WORK TO COMPLETE: Drop the pictures from the entries below, then reproduce the rest exactly.

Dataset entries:
============
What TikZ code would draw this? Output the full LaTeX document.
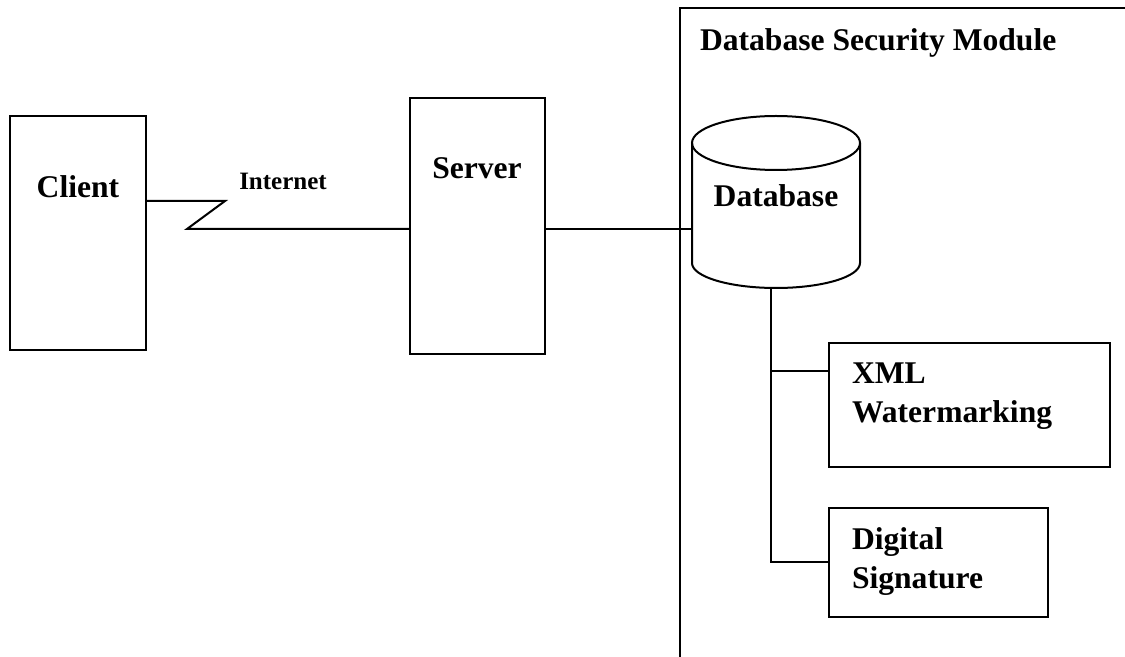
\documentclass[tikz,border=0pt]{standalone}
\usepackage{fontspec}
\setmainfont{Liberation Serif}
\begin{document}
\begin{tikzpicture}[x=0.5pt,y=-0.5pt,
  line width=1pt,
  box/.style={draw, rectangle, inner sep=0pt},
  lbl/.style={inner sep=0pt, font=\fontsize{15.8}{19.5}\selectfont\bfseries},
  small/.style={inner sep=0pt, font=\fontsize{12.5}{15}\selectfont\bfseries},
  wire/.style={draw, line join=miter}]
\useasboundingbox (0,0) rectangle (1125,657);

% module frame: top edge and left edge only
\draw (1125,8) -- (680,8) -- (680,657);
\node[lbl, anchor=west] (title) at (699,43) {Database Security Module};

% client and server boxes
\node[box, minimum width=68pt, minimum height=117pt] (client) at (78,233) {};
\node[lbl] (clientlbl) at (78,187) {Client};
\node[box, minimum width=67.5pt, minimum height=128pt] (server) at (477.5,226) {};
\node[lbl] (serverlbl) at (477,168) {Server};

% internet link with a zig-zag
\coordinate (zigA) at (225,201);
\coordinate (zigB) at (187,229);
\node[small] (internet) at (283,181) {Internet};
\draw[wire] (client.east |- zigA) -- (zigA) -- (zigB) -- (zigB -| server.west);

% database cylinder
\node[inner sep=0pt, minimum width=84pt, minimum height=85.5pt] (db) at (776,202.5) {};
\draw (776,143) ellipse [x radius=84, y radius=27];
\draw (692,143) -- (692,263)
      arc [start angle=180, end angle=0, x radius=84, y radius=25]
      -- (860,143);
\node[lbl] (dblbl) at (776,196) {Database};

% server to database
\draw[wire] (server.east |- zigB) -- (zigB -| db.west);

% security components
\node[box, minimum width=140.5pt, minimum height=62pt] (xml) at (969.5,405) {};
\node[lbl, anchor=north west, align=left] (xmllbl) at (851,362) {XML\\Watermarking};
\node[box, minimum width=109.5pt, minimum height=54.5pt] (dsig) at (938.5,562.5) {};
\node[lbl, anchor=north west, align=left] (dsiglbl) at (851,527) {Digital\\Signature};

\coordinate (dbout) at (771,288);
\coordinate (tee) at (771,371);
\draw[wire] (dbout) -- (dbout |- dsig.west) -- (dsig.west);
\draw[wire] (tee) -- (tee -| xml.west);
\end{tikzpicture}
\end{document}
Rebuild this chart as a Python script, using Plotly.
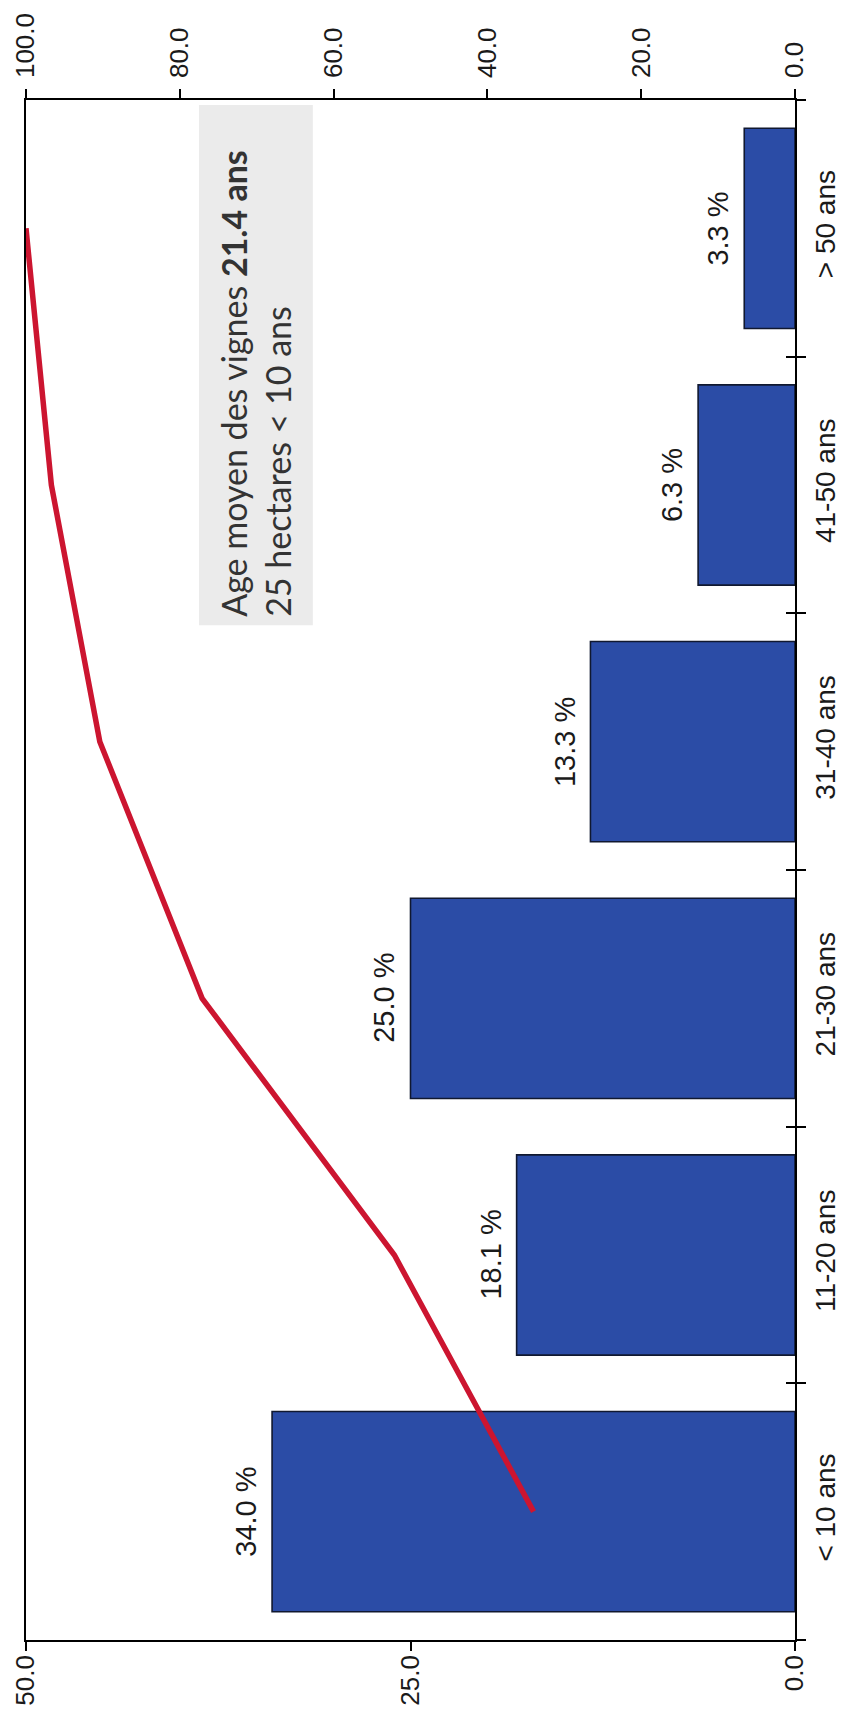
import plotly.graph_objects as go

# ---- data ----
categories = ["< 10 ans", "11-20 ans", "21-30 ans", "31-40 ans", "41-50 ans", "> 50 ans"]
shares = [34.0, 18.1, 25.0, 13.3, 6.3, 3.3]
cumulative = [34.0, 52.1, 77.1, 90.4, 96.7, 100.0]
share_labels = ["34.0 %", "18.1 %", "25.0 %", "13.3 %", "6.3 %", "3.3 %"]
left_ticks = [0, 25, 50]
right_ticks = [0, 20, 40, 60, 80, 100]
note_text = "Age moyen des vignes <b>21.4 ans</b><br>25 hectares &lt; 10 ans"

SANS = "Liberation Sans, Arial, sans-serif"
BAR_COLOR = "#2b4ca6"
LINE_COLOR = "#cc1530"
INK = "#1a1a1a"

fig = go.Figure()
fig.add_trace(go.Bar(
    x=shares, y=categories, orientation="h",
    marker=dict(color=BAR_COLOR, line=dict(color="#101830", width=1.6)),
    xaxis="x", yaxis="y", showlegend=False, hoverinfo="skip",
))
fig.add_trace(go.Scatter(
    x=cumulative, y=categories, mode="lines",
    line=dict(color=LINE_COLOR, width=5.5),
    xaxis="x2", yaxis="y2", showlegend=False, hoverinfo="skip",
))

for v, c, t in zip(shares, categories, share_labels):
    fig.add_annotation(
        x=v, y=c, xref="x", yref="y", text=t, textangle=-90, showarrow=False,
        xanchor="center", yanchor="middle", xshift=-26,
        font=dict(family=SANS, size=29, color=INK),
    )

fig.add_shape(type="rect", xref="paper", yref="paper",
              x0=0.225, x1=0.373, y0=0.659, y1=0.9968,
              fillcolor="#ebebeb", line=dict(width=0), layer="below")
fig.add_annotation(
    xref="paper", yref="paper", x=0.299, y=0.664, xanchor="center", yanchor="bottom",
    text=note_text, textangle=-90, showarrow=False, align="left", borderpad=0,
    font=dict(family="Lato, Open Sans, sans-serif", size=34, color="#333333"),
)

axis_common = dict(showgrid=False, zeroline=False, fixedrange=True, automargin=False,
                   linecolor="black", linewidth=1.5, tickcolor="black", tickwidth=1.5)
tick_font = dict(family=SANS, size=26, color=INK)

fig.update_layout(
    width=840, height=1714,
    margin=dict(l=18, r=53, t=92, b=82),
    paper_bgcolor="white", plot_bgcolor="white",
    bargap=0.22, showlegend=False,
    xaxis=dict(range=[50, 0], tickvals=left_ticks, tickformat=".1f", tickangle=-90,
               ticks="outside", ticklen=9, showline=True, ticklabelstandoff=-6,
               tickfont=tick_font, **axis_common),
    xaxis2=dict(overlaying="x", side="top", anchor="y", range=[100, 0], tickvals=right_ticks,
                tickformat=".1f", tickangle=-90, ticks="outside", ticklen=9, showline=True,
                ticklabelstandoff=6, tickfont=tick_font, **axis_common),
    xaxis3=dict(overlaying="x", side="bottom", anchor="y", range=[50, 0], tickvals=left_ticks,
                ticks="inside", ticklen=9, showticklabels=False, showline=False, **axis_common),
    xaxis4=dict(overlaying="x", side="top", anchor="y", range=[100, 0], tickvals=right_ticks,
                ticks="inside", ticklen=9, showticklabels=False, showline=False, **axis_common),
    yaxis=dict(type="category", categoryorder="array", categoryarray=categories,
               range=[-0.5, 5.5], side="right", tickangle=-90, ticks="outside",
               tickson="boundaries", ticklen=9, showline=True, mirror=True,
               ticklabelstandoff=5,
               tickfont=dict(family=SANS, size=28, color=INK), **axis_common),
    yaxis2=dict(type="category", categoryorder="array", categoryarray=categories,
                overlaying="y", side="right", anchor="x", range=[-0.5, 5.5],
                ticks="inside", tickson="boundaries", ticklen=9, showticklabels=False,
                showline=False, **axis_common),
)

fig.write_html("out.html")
============
ANSWER FOR THE TASK:
What TikZ code would draw this? Output the full LaTeX document.
\documentclass[tikz,border=0pt]{standalone}
\usepackage{fontspec}
\setmainfont{Liberation Serif}
\begin{document}
\begin{tikzpicture}[x=0.5pt,y=-0.5pt,
  line width=1pt,
  box/.style={draw, rectangle, inner sep=0pt},
  lbl/.style={inner sep=0pt, font=\fontsize{15.8}{19.5}\selectfont\bfseries},
  small/.style={inner sep=0pt, font=\fontsize{12.5}{15}\selectfont\bfseries},
  wire/.style={draw, line join=miter}]
\useasboundingbox (0,0) rectangle (1125,657);

% module frame: top edge and left edge only
\draw (1125,8) -- (680,8) -- (680,657);
\node[lbl, anchor=west] (title) at (699,43) {Database Security Module};

% client and server boxes
\node[box, minimum width=68pt, minimum height=117pt] (client) at (78,233) {};
\node[lbl] (clientlbl) at (78,187) {Client};
\node[box, minimum width=67.5pt, minimum height=128pt] (server) at (477.5,226) {};
\node[lbl] (serverlbl) at (477,168) {Server};

% internet link with a zig-zag
\coordinate (zigA) at (225,201);
\coordinate (zigB) at (187,229);
\node[small] (internet) at (283,181) {Internet};
\draw[wire] (client.east |- zigA) -- (zigA) -- (zigB) -- (zigB -| server.west);

% database cylinder
\node[inner sep=0pt, minimum width=84pt, minimum height=85.5pt] (db) at (776,202.5) {};
\draw (776,143) ellipse [x radius=84, y radius=27];
\draw (692,143) -- (692,263)
      arc [start angle=180, end angle=0, x radius=84, y radius=25]
      -- (860,143);
\node[lbl] (dblbl) at (776,196) {Database};

% server to database
\draw[wire] (server.east |- zigB) -- (zigB -| db.west);

% security components
\node[box, minimum width=140.5pt, minimum height=62pt] (xml) at (969.5,405) {};
\node[lbl, anchor=north west, align=left] (xmllbl) at (851,362) {XML\\Watermarking};
\node[box, minimum width=109.5pt, minimum height=54.5pt] (dsig) at (938.5,562.5) {};
\node[lbl, anchor=north west, align=left] (dsiglbl) at (851,527) {Digital\\Signature};

\coordinate (dbout) at (771,288);
\coordinate (tee) at (771,371);
\draw[wire] (dbout) -- (dbout |- dsig.west) -- (dsig.west);
\draw[wire] (tee) -- (tee -| xml.west);
\end{tikzpicture}
\end{document}
Rebuild this chart as a Python script, using Plotly.
import plotly.graph_objects as go

# ---- data ----
categories = ["< 10 ans", "11-20 ans", "21-30 ans", "31-40 ans", "41-50 ans", "> 50 ans"]
shares = [34.0, 18.1, 25.0, 13.3, 6.3, 3.3]
cumulative = [34.0, 52.1, 77.1, 90.4, 96.7, 100.0]
share_labels = ["34.0 %", "18.1 %", "25.0 %", "13.3 %", "6.3 %", "3.3 %"]
left_ticks = [0, 25, 50]
right_ticks = [0, 20, 40, 60, 80, 100]
note_text = "Age moyen des vignes <b>21.4 ans</b><br>25 hectares &lt; 10 ans"

SANS = "Liberation Sans, Arial, sans-serif"
BAR_COLOR = "#2b4ca6"
LINE_COLOR = "#cc1530"
INK = "#1a1a1a"

fig = go.Figure()
fig.add_trace(go.Bar(
    x=shares, y=categories, orientation="h",
    marker=dict(color=BAR_COLOR, line=dict(color="#101830", width=1.6)),
    xaxis="x", yaxis="y", showlegend=False, hoverinfo="skip",
))
fig.add_trace(go.Scatter(
    x=cumulative, y=categories, mode="lines",
    line=dict(color=LINE_COLOR, width=5.5),
    xaxis="x2", yaxis="y2", showlegend=False, hoverinfo="skip",
))

for v, c, t in zip(shares, categories, share_labels):
    fig.add_annotation(
        x=v, y=c, xref="x", yref="y", text=t, textangle=-90, showarrow=False,
        xanchor="center", yanchor="middle", xshift=-26,
        font=dict(family=SANS, size=29, color=INK),
    )

fig.add_shape(type="rect", xref="paper", yref="paper",
              x0=0.225, x1=0.373, y0=0.659, y1=0.9968,
              fillcolor="#ebebeb", line=dict(width=0), layer="below")
fig.add_annotation(
    xref="paper", yref="paper", x=0.299, y=0.664, xanchor="center", yanchor="bottom",
    text=note_text, textangle=-90, showarrow=False, align="left", borderpad=0,
    font=dict(family="Lato, Open Sans, sans-serif", size=34, color="#333333"),
)

axis_common = dict(showgrid=False, zeroline=False, fixedrange=True, automargin=False,
                   linecolor="black", linewidth=1.5, tickcolor="black", tickwidth=1.5)
tick_font = dict(family=SANS, size=26, color=INK)

fig.update_layout(
    width=840, height=1714,
    margin=dict(l=18, r=53, t=92, b=82),
    paper_bgcolor="white", plot_bgcolor="white",
    bargap=0.22, showlegend=False,
    xaxis=dict(range=[50, 0], tickvals=left_ticks, tickformat=".1f", tickangle=-90,
               ticks="outside", ticklen=9, showline=True, ticklabelstandoff=-6,
               tickfont=tick_font, **axis_common),
    xaxis2=dict(overlaying="x", side="top", anchor="y", range=[100, 0], tickvals=right_ticks,
                tickformat=".1f", tickangle=-90, ticks="outside", ticklen=9, showline=True,
                ticklabelstandoff=6, tickfont=tick_font, **axis_common),
    xaxis3=dict(overlaying="x", side="bottom", anchor="y", range=[50, 0], tickvals=left_ticks,
                ticks="inside", ticklen=9, showticklabels=False, showline=False, **axis_common),
    xaxis4=dict(overlaying="x", side="top", anchor="y", range=[100, 0], tickvals=right_ticks,
                ticks="inside", ticklen=9, showticklabels=False, showline=False, **axis_common),
    yaxis=dict(type="category", categoryorder="array", categoryarray=categories,
               range=[-0.5, 5.5], side="right", tickangle=-90, ticks="outside",
               tickson="boundaries", ticklen=9, showline=True, mirror=True,
               ticklabelstandoff=5,
               tickfont=dict(family=SANS, size=28, color=INK), **axis_common),
    yaxis2=dict(type="category", categoryorder="array", categoryarray=categories,
                overlaying="y", side="right", anchor="x", range=[-0.5, 5.5],
                ticks="inside", tickson="boundaries", ticklen=9, showticklabels=False,
                showline=False, **axis_common),
)

fig.write_html("out.html")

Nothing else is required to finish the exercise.